The city took property title to the park in 1925. The next year, Goose Pond was drained due to construction of Jamaica High School across the street. The city planned to expand the park in conjunction with the school's construction. However, community members objected to the excessive amounts that would be disbursed to affected landowners, since residents near the park would have to pay extra taxes. In 1938, after years of extended lawsuits, a judge reduced the disbursements for the affected parcels by more than 50%.

The city authorized the park's name to be changed to "Captain Tilly Park" in early 1935, and the renamed park was dedicated that August. The park's namesake, Captain George H. Tilly, had been killed in 1898 during the Spanish–American War. In conjunction with this renaming, the park was renovated with new benches and lamps, improved landscaping, and deepening of Goose Pond. At the time, the park comprised about 7.75 acre. A Spanish-American War heroes' monument was erected in the park in 1941.

=== Restorations ===
During the late 20th century, many of the trees started to die. By 1971 the park was in a dilapidated condition, and NYC Parks had assigned $25,000 for park repairs. The city planned to restore the park in the mid-1970s, and had allocated $400,000 when the 1975 New York City fiscal crisis occurred. A federal grant toward restoration of Tilly Park was allocated in February 1978, increasing the renovation project's total allocation to approximately $573,000. By that December, community members alleged that NYC Parks had failed to take further steps to renovate Tilly Park, such as creating designs for the renovation. At the time, the pond had so little water that it could not be used for ice-skating for the first time in 75 years, and it posed a public health hazard. Furthermore, state assemblyman Arthur J. Cooperman had been advocating for Tilly Park's cleanup for the previous decade, and Queens Community Board 8's vice chairman of planning also said that the park's cleanup was a top priority. The park was finally renovated starting in 1980; the cleanup consisted of planting new trees, installing benches and lighting, cleaning the ponds, repaving the paths, and replacing the playground. The newly renovated park fell into disrepair, becoming "a haven for vandals and drug dealers", as the New York Daily News reported in July 1981.

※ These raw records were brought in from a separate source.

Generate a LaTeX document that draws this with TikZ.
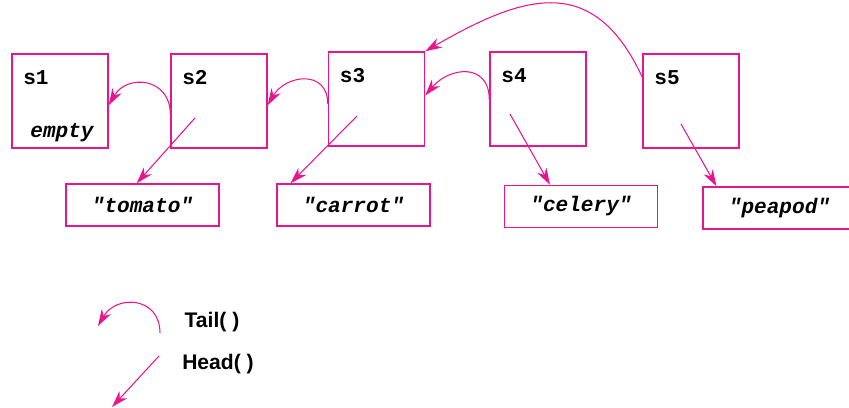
\documentclass[tikz,border=0pt]{standalone}
\usepackage{fontspec}
\setmainfont{Liberation Sans}
\setmonofont{Liberation Mono}
\usetikzlibrary{arrows.meta}
\definecolor{linkpink}{RGB}{232,22,140}

\begin{document}
\begin{tikzpicture}[x=0.02cm, y=-0.02cm,
		cell/.style={draw=linkpink, line width=0.8pt, minimum width=1.92cm, minimum height=1.88cm, inner sep=0pt},
		strbox/.style={draw=linkpink, line width=0.8pt, minimum width=3.06cm, minimum height=0.84cm, inner sep=0pt,
			font=\ttfamily\bfseries\itshape\fontsize{12}{14}\selectfont},
		celltext/.style={font=\ttfamily\bfseries\fontsize{12}{14}\selectfont, inner sep=0pt},
		link/.style={draw=linkpink, line width=0.6pt, -{Stealth[length=9.5pt,width=6pt,inset=3pt]}},
		legend/.style={font=\bfseries\fontsize{12}{14}\selectfont, inner sep=0pt}]
	\useasboundingbox (0,0) rectangle (849,408);
	
	\newcommand\drawCell[4]{\node[cell] (#4) at (#1,#2) {}; \node[celltext] at (#1 - 24,#2 - 23) {#3};}
	\newcommand\drawString[4]{\node[strbox] (#4) at (#1,#2) {"#3"};}
	
	% the list cells
	\drawCell{60}{101}{s1}{s1}
	\drawCell{219}{101}{s2}{s2}
	\drawCell{376.5}{99}{s3}{s3}
	\drawCell{538}{99}{s4}{s4}
	\drawCell{691}{101}{s5}{s5}
	\node[celltext, font=\ttfamily\bfseries\itshape\fontsize{12}{14}\selectfont] (empty) at (62,133) {empty};
	
	% the values
	\drawString{142.5}{205}{tomato}{tomato}
	\drawString{353.5}{205}{carrot}{carrot}
	\drawString{581}{206.5}{celery}{celery}
	\drawString{779.5}{208}{peapod}{peapod}
	
	% head pointers
	\coordinate (h2) at (195,118);
	\coordinate (h3) at (357,116);
	\coordinate (h4) at (510,114);
	\coordinate (h5) at (681,124);
	\draw[link] (h2) -- (tomato.105);
	\draw[link] (h3) -- (carrot.161);
	\draw[link] (h4) -- (celery.145);
	\draw[link] (h5) -- (peapod.161);
	
	% tail pointers
	\draw[link] (s2.195) to[out=90, in=60, looseness=1.5] (s1.-5);
	\draw[link] (s3.186) to[out=90, in=60, looseness=1.5] (s2.-5);
	\draw[link] (s4.181) to[out=90, in=50, looseness=1.5] (s3.4);
	\draw[link] (s5.154) to[out=115, in=30, looseness=1.35] (s3.north east);
	
	% legend
	\coordinate (lt0) at (160,333);
	\coordinate (lt1) at (98,326);
	\coordinate (lh0) at (159,356);
	\coordinate (lh1) at (112,407);
	\draw[link] (lt0) to[out=90, in=60, looseness=1.5] (lt1);
	\draw[link] (lh0) -- (lh1);
	\node[legend] (tail) at (212,322) {Tail( )};
	\node[legend] (head) at (218,364) {Head( )};
\end{tikzpicture}
\end{document}
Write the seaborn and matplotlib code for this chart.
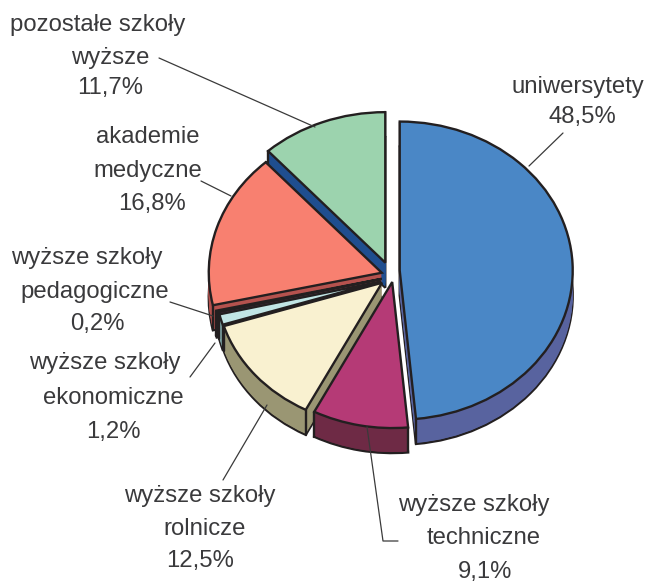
import numpy as np
import seaborn as sns
import matplotlib.pyplot as plt

sns.set_theme(style="white")
plt.rcParams['font.family'] = ['Liberation Sans', 'DejaVu Sans']

W, H = 647, 582

# clockwise from 12 o'clock
values = [48.5, 9.1, 12.5, 1.2, 0.2, 16.8, 11.7]
explode = [0.062, 0.055, 0.06, 0.06, 0.055, 0.05, 0.06]
top_colors = sns.color_palette(['#4A87C6', '#B53A76', '#F9F1D0', '#C1E5E5', '#A84A5A', '#F88070', '#9CD3AE'])
side_colors = sns.color_palette(['#58639F', '#6E2A45', '#9A9673', '#7FA5A5', '#5A2A4A', '#B5524E', '#1F4E8F'])
# back to front
draw_order = [6, 5, 4, 3, 2, 1, 0]
# hand tweaks per slice, pixels
nudge_x = [1, 6, 2, 3, 3, 2, 1]
nudge_y = [1, 4, 7, 9, 7, 5, 1]
radius = [1.0, 0.98, 0.96, 0.96, 0.98, 1.0, 1.01]

label_lines = ['pozostałe szkoły', 'wyższe', '11,7%',
               'uniwersytety', '48,5%',
               'akademie', 'medyczne', '16,8%',
               'wyższe szkoły', 'pedagogiczne', '0,2%',
               'wyższe szkoły', 'ekonomiczne', '1,2%',
               'wyższe szkoły', 'rolnicze', '12,5%',
               'wyższe szkoły', 'techniczne', '9,1%']
label_x = [98, 110, 110, 578, 582, 148, 148, 152, 87, 95, 97, 105, 113, 113, 200, 205, 200, 474, 484, 485]
label_y = [25, 58, 88, 87, 117, 137, 171, 204, 258, 292, 324, 363, 398, 432, 496, 529, 561, 505, 538, 572]

leaders = [
    ([159, 315], [58, 127]),
    ([563, 529], [133, 166]),
    ([201, 231], [181, 196]),
    ([170, 213], [302, 316]),
    ([190, 215], [377, 343]),
    ([223, 267], [480, 405]),
    ([367, 383, 398], [427, 541, 541]),
]

CX, CY = 388, 270     # pie centre in pixels
RX, RY = 173, 149     # ellipse radii in pixels
DEPTH = 25            # pixels
EDGE = '#231F20'

fig = plt.figure(figsize=(W / 100, H / 100), dpi=100)
ax = fig.add_axes([0, 0, 1, 1])


def draw_layer(dy, colors, zbase, lw):
    wedges, _ = ax.pie(values, explode=explode, colors=colors, startangle=90,
                       counterclock=False, center=(0, -dy / RY), radius=1,
                       wedgeprops={'edgecolor': EDGE if lw > 0 else 'none', 'linewidth': lw})
    for i, w in enumerate(wedges):
        cx, cy = w.center
        w.set_center((cx + nudge_x[i] / RX, cy - nudge_y[i] / RY))
        w.set_radius(radius[i])
        w.set_zorder(10 * draw_order.index(i) + zbase)
    return wedges


# side of the slices, one thin layer per pixel
for dy in range(DEPTH, 0, -1):
    draw_layer(dy, side_colors, 1 + (DEPTH - dy) * 0.01, 1.7 if dy == DEPTH else 0)

tops = draw_layer(0, top_colors, 3, 1.7)
for i, w in enumerate(tops):
    # vertical corners of the slice
    cx, cy = w.center
    for th in (w.theta1, w.theta2):
        px = cx + w.r * np.cos(np.radians(th))
        py = cy + w.r * np.sin(np.radians(th))
        ax.plot([px, px], [py, py - DEPTH / RY], color=EDGE, lw=1.7,
                zorder=10 * draw_order.index(i) + 2, solid_capstyle='round')

ax.set_aspect('auto')
ax.set_xlim(-CX / RX, (W - CX) / RX)
ax.set_ylim((CY - H) / RY, CY / RY)
ax.axis('off')

for xs, ys in leaders:
    ax.plot(np.array(xs) / W, 1 - np.array(ys) / H, color='#3A3A3A', lw=0.9,
            transform=fig.transFigure, zorder=200)

for s, x, y in zip(label_lines, label_x, label_y):
    fig.text(x / W, 1 - y / H, s, ha='center', va='center', fontsize=17.2, color='#3A3A3C')

fig.savefig('out.png', dpi=100)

In the late 1980s and early 1990s, Community Board 8 advocated for Goose Pond's restoration, which the board dubbed a top-priority project. At the time, the pond contained algal blooms caused by the stagnant water, which in turn killed its fish. The city allotted $455,000 for a cleanup in 1993, and work started in 1995. Subsequently, seven underwater air pumps were added in the pond, making it into an aerated lagoon. NYC Parks had placed 2,500 to 3,000 fish and other aquatic creatures in the pond in mid-1998. About six weeks later, 120 fish were found dead, all but one of which were goldfish, which had not been introduced into the pond by NYC Parks. The renovation was officially completed in early 1999 and ended up costing $700,000. However, residents reported increased algal blooms shortly afterward: though NYC Parks attributed the algal blooms and dead fish to the unusually warm weather, some residents demanded an investigation of the renovation project.

NYC Parks started a $2.4 million renovation of Captain Tilly Park in 2014. The first phase consisted of restoring paths and equipment, while the second phase included removing the pond's invasive species. In August 2020, NYC Parks planned to start rebuilding the park's restrooms.